Entertainment

ESPN’s 'O.J.: Made in America' Documentary Gives You What 'American Crime Story' Didn’t

The nearly-eight-hour docuseries approaches the case from all angles, and argues the verdict was a triumph.

American Crime Story: The People v. O.J. Simpson was a true sensation — a true zeitgeist show in an age of too much BS to binge, an important and nuanced show touching on the knotty, tragic history of race relations in America. In many ways, it was not about O.J., though it brought us back to him in the Ryan-Murphy-produced show’s final installment, leaving the viewer with a final bit of ambiguity, skewed heavily toward guilt and O.J.’s own self-deception.

Is there more to say about the case, cinematically? Yes, when you try to excavate the societal reaction seen mostly in news broadcast and montage in American Crime Story in depth, as well as actually present the evidence we only see snippets of on that show.

This is what O.J.: Made in America — a nearly eight-hour long, ESPN ‘30 for 30’ documentary — aims to do. Directed by Cutie and the Boxer director Ezra Edelman, the film fulfills its title, focusing on both the case and the more important phenomenon it caused in the country. American Crime Story begins with images of the Rodney King riots, but it does not spell out the full history of relationships with the LAPD (How was a Mark Fuhrman type born/possible?) In fact, there are endless subcultures and ripple effects of the case that the FX show did not address, in its effort to encapsulate evidence from different tell-all memoirs into a behind-the-scenes drama. So if you were worried that watching a multipart doc after the show would be redundant, think again.

The dramatic trailer focuses on differing, vitriolic accounts of O.J.’s significance, from representatives of different enclaves and demographics:

By examining how the O.J. trial became a metaphor for the sociological landscape in “America,” the documentary aims to show how his unlikely acquittal — based on its resourceful and incendiary defense — became a race-relations milestone. It does not (as in Martin Sheen’s pending, subtly titled Hard Evidence: O.J. is Innocent, which premiered at Sundance this year) make any bones about the possibility that he is not guilty.

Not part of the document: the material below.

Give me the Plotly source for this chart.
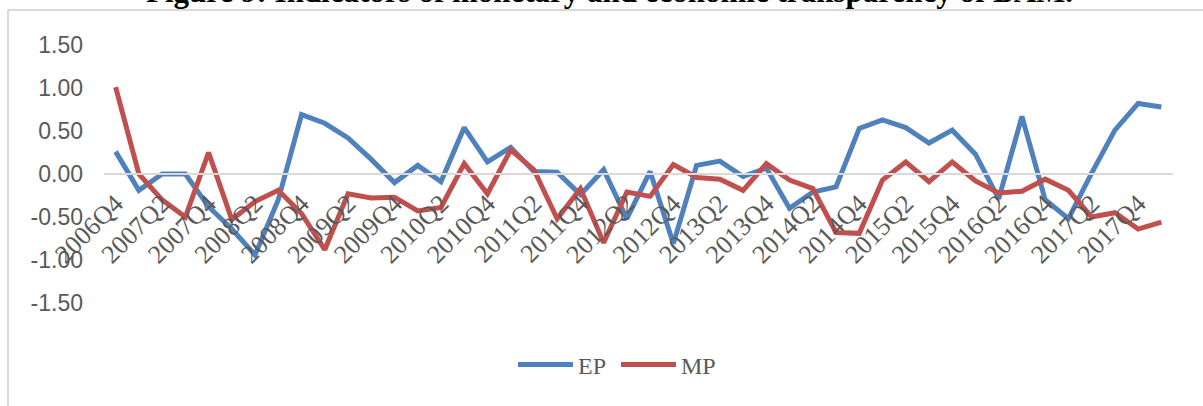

One of the chief draws of the documentary is the fact that it includes never-before-seen footage, even some of O.J. behind-the-scenes during the trial. Some coverage of his life after the trial will be included as well, to help shed light on both who the world thought this man was, and the truth of the matter. Figuratively as well as literally, it gives O.J. much more of a voice than American Crime Story.

O.J. Simpson, in court seeking retrial in 2013

Ethan Miller/Getty Images

If this doesn’t seem enticing enough, maybe you should take a look at the reviews — which have trickled out after the documentary’s screenings at Sundance, Tribeca, and HotDocs Festivals respectively. They’ve been almost universally positive. Will Leitch wrote for New York Magazine that the doc “will be the only thing this country’s going to be talking about.”

O.J.: Made in America is set to hit select theaters this month, and then run on ABC primetime and ESPN in installments during the week of June 11th. Don’t miss it.